Can you discuss the relationship between consumers in the United States and small scale farmers in Africa? I think that fair trade should be promoted more widely, and subsidies to U.S. farmers that tilt the playing field against African small-scale farmers should be revised and probably ended. If the U.S. wants to promote free trade, it should itself be practicing fair trade, i.e. unsubsidized production.
Why should food consumers in the United States care about the state of agriculture in other countries? In the case of SRI, reduced requirements for water (more crop per drop) do not directly affect U.S. consumers, but the whole world benefits from movement toward more water—economizing food production. In the case of SRI, the reduced requirements for water (more crop per drop) do not directly affect U.S. consumers, but the whole world benefits from movement toward more water-economizing food production. Also from less use of synthetic fertilizers and agrochemicals. We have been working with a U.S. rice-importing company in San Francisco, Lotus Foods, to help them import very high-quality indigenous rice varieties, organically-grown by small farmers with higher income for their produce, which helps conserve rice biodiversity and benefit farmers and the environment.

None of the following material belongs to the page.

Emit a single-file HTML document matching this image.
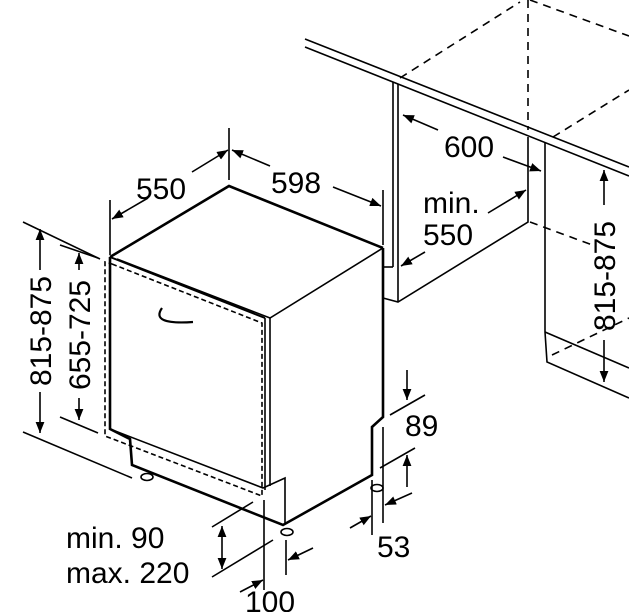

Few U.S. consumers realize the richness of rice biodiversity (oryza sativa), with thousands of varieties having desirable qualities of taste, texture, color, aroma, etc. and often higher nutritional quality. I think that with the increase productivity of SRI methods, also for traditional varieties as well as improved varieties, lowering the prices of rice for consumers while still giving farmers a better income, we are going to see rice becoming a much more popular and widely-consumed food in the 21st century. Rice is much more and much better than the ‘white stuff’ that used to be consumed just for its calories. Rices are good for soups, salads, desserts, casseroles, poultry stuffing, etc. Few Americans know what a wonderful grain the many kinds of rice can be; but now that SRI methods are being used for wheat, millet, sorghum, teff, and other grains, I have to avoid becoming a complete partisan for rice.